An independent disciplinary commission has said Southampton ran a “contrived and determined plan from the top down” to obtain illicit information for sporting advantage, as it set out why the club was kicked out of the Championship playoffs and given a four-point deduction for next season.
The written reasons, published on Thursday night, said the club’s conduct in the spygate affair amounted to a deliberate effort to gain an edge over opponents. Southampton had initially denied filming Middlesbrough in training before their playoff semi-final, then later accepted the five charges brought against them. The panel also ordered Southampton to pay £200,000.
The case turned on a sequence of events in early May. Middlesbrough first reported on 7 May that it had seen an individual filming a training session. Southampton replied on 8 May that “the conduct was not part of the SFC culture and that no video footage was captured, transmitted, shared or analysed, when in fact the opposite was the case”. Middlesbrough then faced Southampton in their playoff semi-final on 9 May.
The commission said Tonda Eckert had “specifically authorised” the spying on three occasions during the season and admitted commissioning the surveillance, but denied using the material. It also said Eckert “did not find the information useful, that it was wrong or that he did not have regard to it”, a finding that did nothing to soften the panel’s view of the club’s behaviour.

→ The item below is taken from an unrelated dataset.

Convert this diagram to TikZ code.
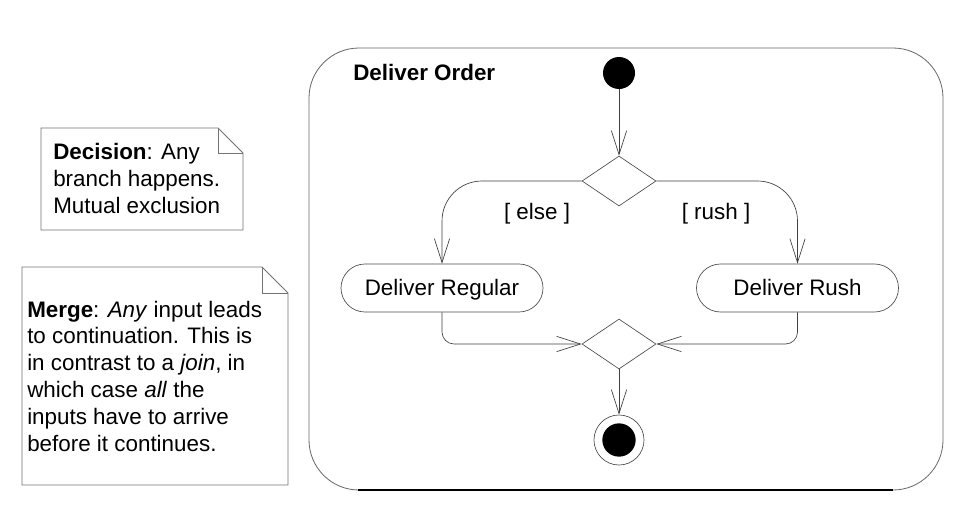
\documentclass[tikz,border=0pt]{standalone}
\usepackage{fontspec}
\setmainfont{Liberation Sans}
\usetikzlibrary{shapes.geometric,arrows.meta}
\begin{document}
\begin{tikzpicture}[x=0.75pt,y=-0.75pt,
  txt/.style={font=\fontsize{16.8pt}{20.1pt}\selectfont},
  flow/.style={draw=black!75,line width=0.5pt,-{Straight Barb[length=18pt,width=11.5pt,line width=0.5pt]}},
  activity/.style={draw=black!70,line width=0.5pt,rounded corners=18pt,minimum width=151.5pt,minimum height=36pt,inner sep=0pt,txt,text height=12pt,text depth=0.5pt},
  choice/.style={draw=black!70,line width=0.5pt,diamond,minimum width=55.5pt,minimum height=37.5pt,inner sep=0pt},
  notebox/.style={draw=black!55,line width=0.6pt},
  guard/.style={txt,inner sep=0pt}]
\useasboundingbox[fill=white] (0,0) rectangle (969,518);

% frame
\draw[black!60,line width=0.6pt,rounded corners=37.5pt] (358,490) -| (309,48) -| (943,490) -- (358,490);
\draw[black,line width=1.6pt] (358,490) -- (893,490);
\node[font=\fontsize{16.8pt}{20pt}\selectfont\bfseries,anchor=base west,inner sep=0pt] (title) at (353,80) {Deliver Order};

% nodes
\node[circle,fill=black,minimum size=24pt,inner sep=0pt] (start) at (619,73) {};
\node[choice] (dec) at (619,181) {};
\node[activity] (reg) at (442,288) {Deliver Regular};
\node[activity] (rush) at (797.5,288) {Deliver Rush};
\node[choice] (mer) at (619,344) {};
\node[circle,draw=black!70,line width=0.5pt,minimum size=37.5pt,inner sep=0pt] (end) at (619,440) {};
\node[circle,fill=black,minimum size=25pt,inner sep=0pt] (endin) at (end.center) {};

% connectors
\draw[flow] (start) -- (dec.north);
\draw[flow,rounded corners=30pt] (dec.west) -| (reg.north);
\draw[flow,rounded corners=30pt] (dec.east) -| (rush.north);
\draw[flow,rounded corners=9pt] (reg.south) |- (mer.west);
\draw[flow,rounded corners=9pt] (rush.south) |- (mer.east);
\draw[flow] (mer.south) -- (end.north);

\node[guard] (lelse) at (537,214) {[ else ]};
\node[guard] (lrush) at (716,214) {[ rush ]};

% decision note
\draw[notebox] (41,128) -- (218,128) -- (243,153) -- (243,230) -- (41,230) -- cycle;
\draw[notebox] (218,128) -- (218,153) -- (243,153);
\node[txt,anchor=base west,align=left,inner sep=0pt] (dnote) at (53,213)
  {\textbf{Decision}: Any\\branch happens.\\Mutual exclusion};

% merge note
\draw[notebox] (22,267) -- (262,267) -- (288,293) -- (288,485) -- (22,485) -- cycle;
\draw[notebox] (262,267) -- (262,293) -- (288,293);
\node[txt,anchor=base west,align=left,inner sep=0pt] (mnote) at (27,451)
  {\textbf{Merge}: \textit{Any} input leads\\to continuation. This is\\in contrast to a \textit{join}, in\\which case \textit{all} the\\inputs have to arrive\\before it continues.};
\end{tikzpicture}
\end{document}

That view was severe. The panel called Southampton’s use of interns to film training sessions “a particularly deplorable approach in its use of junior members of staff to conduct the clandestine observations at the direction of senior personnel”. It said the intern who filmed the Middlesbrough session had refused a similar assignment at Ipswich, underscoring how far the operation had gone inside the club.
Southampton had tried to head off a sporting sanction by pointing the panel toward a previous Leeds case, but the commission said the two situations were “sufficiently different” to make that comparison fail. It ruled that a points deduction alone would not be enough, citing the financial rewards of promotion to the Premier League through the playoffs and saying public confidence was paramount.
The outcome leaves Southampton punished not just for the spying itself, but for the way the operation was organised and denied. The panel’s message was plain: this was not a mistake at the edge of the game, but a breach that came from the top and demanded a response that reached beyond a fine or a simple deduction.